### EXERCISE DIRECTIONS:
Write out again, exactly as they appear, the lines from the line with "Write a Python" through the line with "from bokeh.resources import INLINE". Do not include any pictures.

[Data extracted from a collection]
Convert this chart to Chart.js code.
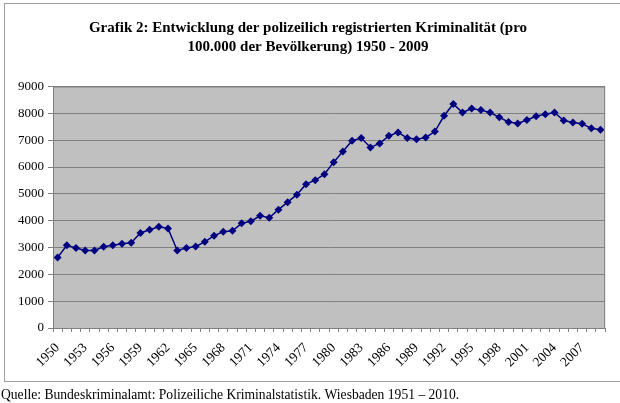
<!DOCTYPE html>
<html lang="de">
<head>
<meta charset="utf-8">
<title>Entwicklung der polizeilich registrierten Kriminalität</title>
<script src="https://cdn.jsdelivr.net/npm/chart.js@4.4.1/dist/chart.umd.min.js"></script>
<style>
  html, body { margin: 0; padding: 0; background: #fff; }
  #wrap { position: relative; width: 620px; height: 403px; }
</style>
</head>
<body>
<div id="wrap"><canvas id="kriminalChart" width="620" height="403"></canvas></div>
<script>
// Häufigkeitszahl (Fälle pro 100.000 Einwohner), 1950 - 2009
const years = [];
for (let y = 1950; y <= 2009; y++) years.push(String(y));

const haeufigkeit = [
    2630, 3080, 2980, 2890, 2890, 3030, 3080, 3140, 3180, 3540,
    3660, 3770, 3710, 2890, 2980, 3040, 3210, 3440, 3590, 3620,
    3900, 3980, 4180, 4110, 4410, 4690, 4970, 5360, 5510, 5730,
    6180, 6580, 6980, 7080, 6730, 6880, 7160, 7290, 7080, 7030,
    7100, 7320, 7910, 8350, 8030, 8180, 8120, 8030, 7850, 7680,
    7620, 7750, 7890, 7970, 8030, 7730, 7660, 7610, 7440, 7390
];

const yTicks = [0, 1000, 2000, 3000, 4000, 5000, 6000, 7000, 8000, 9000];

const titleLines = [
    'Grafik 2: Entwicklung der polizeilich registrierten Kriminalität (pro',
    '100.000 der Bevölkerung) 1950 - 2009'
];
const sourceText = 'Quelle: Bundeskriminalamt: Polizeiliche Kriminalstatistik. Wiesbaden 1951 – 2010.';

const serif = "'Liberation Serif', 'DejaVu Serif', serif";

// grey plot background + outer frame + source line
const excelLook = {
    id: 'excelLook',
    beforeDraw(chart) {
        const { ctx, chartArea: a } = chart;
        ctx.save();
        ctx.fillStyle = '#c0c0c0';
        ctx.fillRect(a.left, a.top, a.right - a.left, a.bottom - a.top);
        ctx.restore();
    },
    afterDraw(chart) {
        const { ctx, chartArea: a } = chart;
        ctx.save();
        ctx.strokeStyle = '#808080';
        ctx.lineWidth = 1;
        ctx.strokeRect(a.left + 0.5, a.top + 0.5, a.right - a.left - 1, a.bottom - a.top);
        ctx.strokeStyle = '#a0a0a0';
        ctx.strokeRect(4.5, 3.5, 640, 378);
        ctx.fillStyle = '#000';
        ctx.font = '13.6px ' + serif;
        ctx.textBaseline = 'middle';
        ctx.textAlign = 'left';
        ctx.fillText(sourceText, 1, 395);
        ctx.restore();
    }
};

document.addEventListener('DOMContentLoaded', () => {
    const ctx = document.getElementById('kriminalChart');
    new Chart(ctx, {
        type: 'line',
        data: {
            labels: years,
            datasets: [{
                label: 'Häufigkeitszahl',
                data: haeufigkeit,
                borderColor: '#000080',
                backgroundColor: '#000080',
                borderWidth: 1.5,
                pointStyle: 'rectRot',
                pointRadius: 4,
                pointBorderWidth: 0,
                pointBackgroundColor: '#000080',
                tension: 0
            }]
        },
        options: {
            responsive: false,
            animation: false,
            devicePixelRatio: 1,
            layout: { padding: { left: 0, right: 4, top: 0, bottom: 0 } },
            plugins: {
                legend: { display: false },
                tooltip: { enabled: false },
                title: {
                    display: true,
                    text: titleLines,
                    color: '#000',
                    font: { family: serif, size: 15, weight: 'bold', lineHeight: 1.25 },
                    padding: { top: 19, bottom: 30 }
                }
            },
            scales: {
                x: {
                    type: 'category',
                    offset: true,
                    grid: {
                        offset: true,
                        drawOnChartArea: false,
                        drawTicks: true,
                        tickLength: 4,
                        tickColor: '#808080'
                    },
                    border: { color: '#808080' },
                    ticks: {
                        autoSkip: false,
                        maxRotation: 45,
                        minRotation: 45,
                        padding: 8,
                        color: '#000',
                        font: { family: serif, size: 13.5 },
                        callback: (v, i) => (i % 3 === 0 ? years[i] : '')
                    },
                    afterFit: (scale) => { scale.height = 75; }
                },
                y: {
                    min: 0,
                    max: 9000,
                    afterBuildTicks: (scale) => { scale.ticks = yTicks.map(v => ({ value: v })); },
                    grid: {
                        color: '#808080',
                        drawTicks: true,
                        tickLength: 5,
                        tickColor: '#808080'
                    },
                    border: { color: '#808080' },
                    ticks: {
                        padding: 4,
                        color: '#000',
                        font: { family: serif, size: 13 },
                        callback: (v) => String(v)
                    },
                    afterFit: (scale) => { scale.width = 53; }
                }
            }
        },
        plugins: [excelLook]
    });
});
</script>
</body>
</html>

* * *

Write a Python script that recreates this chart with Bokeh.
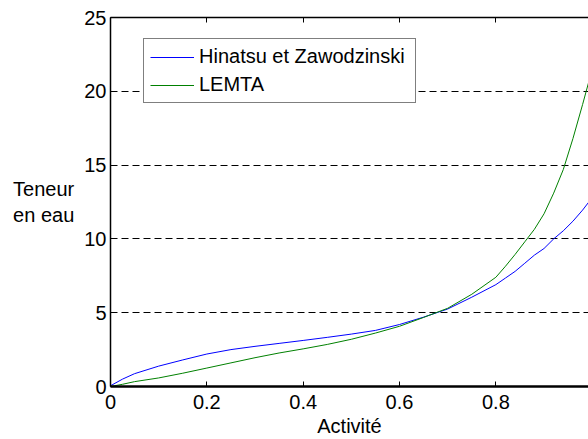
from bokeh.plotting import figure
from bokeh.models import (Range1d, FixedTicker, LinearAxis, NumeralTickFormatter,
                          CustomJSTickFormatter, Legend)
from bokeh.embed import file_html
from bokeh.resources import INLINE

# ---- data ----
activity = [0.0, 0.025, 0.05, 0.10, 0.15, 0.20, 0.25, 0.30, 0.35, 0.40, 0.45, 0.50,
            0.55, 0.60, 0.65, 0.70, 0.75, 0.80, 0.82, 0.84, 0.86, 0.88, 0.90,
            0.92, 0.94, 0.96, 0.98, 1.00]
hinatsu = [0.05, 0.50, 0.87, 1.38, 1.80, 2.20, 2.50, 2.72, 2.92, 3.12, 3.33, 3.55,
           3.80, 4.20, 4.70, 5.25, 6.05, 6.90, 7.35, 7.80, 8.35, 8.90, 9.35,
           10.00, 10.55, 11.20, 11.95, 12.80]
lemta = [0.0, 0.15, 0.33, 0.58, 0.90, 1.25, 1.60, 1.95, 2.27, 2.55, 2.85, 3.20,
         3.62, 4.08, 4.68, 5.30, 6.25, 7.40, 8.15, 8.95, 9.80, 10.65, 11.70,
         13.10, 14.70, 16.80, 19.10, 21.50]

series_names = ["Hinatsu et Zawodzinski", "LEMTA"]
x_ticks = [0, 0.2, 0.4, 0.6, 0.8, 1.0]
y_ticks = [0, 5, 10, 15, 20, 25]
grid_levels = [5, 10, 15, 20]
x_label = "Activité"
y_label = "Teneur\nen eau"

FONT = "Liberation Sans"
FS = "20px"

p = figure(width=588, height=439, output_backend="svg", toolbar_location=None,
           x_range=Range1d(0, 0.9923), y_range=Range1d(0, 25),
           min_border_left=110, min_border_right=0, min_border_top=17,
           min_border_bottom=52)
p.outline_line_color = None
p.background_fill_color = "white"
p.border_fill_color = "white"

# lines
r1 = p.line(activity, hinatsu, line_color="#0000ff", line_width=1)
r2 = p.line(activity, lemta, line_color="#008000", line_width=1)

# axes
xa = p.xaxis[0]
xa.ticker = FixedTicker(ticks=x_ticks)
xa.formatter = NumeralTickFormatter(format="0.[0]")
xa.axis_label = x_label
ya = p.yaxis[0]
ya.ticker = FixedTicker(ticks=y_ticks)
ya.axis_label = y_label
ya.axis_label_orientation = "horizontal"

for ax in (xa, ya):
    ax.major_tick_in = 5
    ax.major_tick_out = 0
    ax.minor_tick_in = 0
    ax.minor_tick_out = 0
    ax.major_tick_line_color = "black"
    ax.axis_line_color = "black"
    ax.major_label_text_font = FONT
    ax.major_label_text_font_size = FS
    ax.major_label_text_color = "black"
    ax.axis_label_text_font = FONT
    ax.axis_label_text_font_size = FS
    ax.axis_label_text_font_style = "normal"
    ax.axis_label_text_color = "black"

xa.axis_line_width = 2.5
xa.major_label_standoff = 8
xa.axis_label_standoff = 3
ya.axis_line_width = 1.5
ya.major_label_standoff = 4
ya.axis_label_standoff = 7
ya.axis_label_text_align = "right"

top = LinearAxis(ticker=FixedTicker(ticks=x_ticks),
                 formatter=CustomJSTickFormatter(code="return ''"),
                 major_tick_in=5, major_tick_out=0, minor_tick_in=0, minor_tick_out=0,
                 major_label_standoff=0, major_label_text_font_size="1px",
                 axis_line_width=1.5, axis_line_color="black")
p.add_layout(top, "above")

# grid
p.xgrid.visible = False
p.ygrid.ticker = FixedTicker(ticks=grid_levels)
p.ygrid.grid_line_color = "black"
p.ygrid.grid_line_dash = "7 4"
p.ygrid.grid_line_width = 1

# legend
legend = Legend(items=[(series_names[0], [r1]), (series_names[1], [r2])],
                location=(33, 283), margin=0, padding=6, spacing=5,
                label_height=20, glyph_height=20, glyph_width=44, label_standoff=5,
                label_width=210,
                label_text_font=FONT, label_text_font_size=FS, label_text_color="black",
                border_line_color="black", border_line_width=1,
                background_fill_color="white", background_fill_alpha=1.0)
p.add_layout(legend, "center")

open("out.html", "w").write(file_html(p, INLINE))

### TASK SOLUTION:
Write a Python script that recreates this chart with Bokeh.
from bokeh.plotting import figure
from bokeh.models import (Range1d, FixedTicker, LinearAxis, NumeralTickFormatter,
                          CustomJSTickFormatter, Legend)
from bokeh.embed import file_html
from bokeh.resources import INLINE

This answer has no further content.